23 November 2020 by Robyn White

UROC slams ‘unlawful’ enclosed building proposals

UROC has responded to the Environment Agency’s appropriate measures proposals by suggesting that they are “unlawful” and would be putting independent waste management businesses at risk.

The EA proposals have already caused concern with other companies, as it looks to see more waste operations having to take place in an “enclosed building”.

Jenny Watts, UROC CEO, described the measures as “unlawful”

The Agency consultation guidance document, which opened for consultation in September, was produced to “improve the way permitted facilities in the non-hazardous and inert waste sector are operated and designed” (see letsrecycle.com story).


In response to the EA’s open consultation, which closed on 18 November, UROC stated that the requirement for waste treatment activities to take place in an enclosed building was “utter nonsense”.

UROC, the organisation for independent waste skip hire and transfer station operators, argued: “To suggest that essentially all activities should be enclosed is misconceived for so many reasons, not least the risk presented by many outdoor operations such as inert aggregate recycling and wood processing is exceptionally low, especially when abatement techniques such as dust suppression are factored in. The EA adopting a default position, unless an operator can demonstrate equally effective alternative measures, has proven incredibly difficult for industry to implement.”

UROC also suggested that undertaking the enclosed building rule would be “catastrophic” due to the “enormous” cost implications that would cause anxiety for small businesses and national operators.

As the proposals for this rule would also include household waste and recycling centres (HWRCs), UROC added that as many sites operate outdoors, there has been “no consideration” to the practicalities of using the sites or the burden this would put onto local authorities to comply with the “stringent” measures.


UROC’s response said that the terms could not legally be applied to waste facilities that are not installations.

Ms Watts added that she believed the guidance to be “fundamentally flawed” as it seeks to impose Best Available Techniques (BAT) obligations which are only applicate to waste installations, and not waste facilities.

The waste operator suggested that the guidance in its current form would be a risk of a legal challenge by the way of judicial review “simply because it is unlawful”.

UROC said that the EA is “exceeding its powers” as there is no legal mechanism in place to actually impose the “onerous” guidance on waste facilities.

It said: “The guidance should not apply to waste facilities that are not installations.

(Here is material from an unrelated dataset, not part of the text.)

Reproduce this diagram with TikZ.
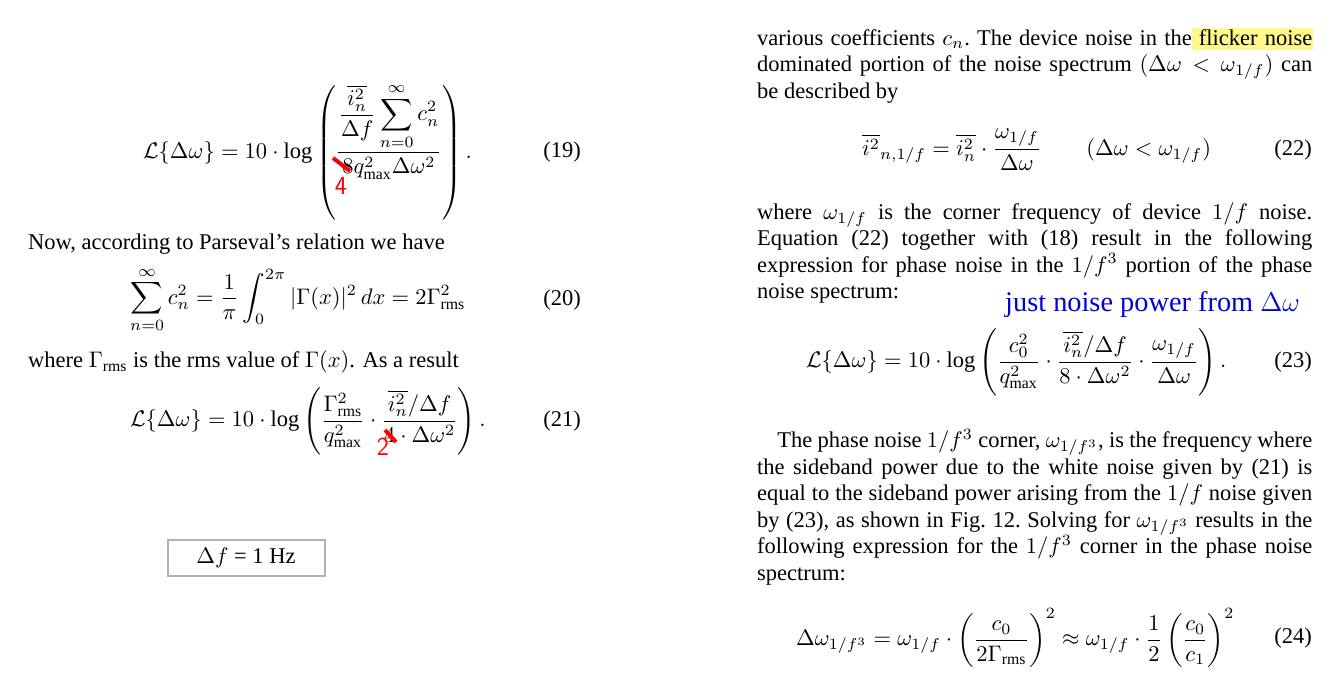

A risk-based approach should be adopted, as one size not fits all simply does not work – especially for such a diverse industry.”


Other waste operators have expressed concern over the proposals (see letsrecycle.com story).

The Environmental Services Association (ESA) previously said that the proposals were an issue for the sector, explaining that the guidance needs to “explicitly recognise and enable appropriate risk based alternative to some of the ‘default’ requirements”.

Tarmac is also “extremely concerned” about the impact it will have on the waste transfer and treatment industry.

Sharon Palmer, national environmental permitting manager at Tarmac, said that what was most concerning about the guidance was that it “makes enclosure of waste treatment in a building the default control measure and this is counter to a risk based approach”.


This default position which the Environment Agency is looking to impose is another example of putting the protection of the Environment first and cost cutting by reducing resources (employing and training good regulation officers) through less risk based regulation before the Health & Safety of those who work in the Waste Management Industry.

Treatment operations carried out within enclosed buildings will undoubtedly increase the the hazards and ”Harm to Human Health” from vehicle and plant exhausts, fumes, particulates, spores, darker unlit spaces, increased obstacles & collision, potentially explosive or flammable atmospheres, confined spaces etc. etc. I could go on much further.

There will be additional expensive control measures that will need to be employed within enclosed buildings too e.g. maintaining negative air pressure, ensuring there is adequate airflow, real time monitoring of staff health etc.

The Environment Agency, The HSE and The Waste Management Industry need to discuss and agree the balance between the Environment & Health and Safety and the provide the best options first.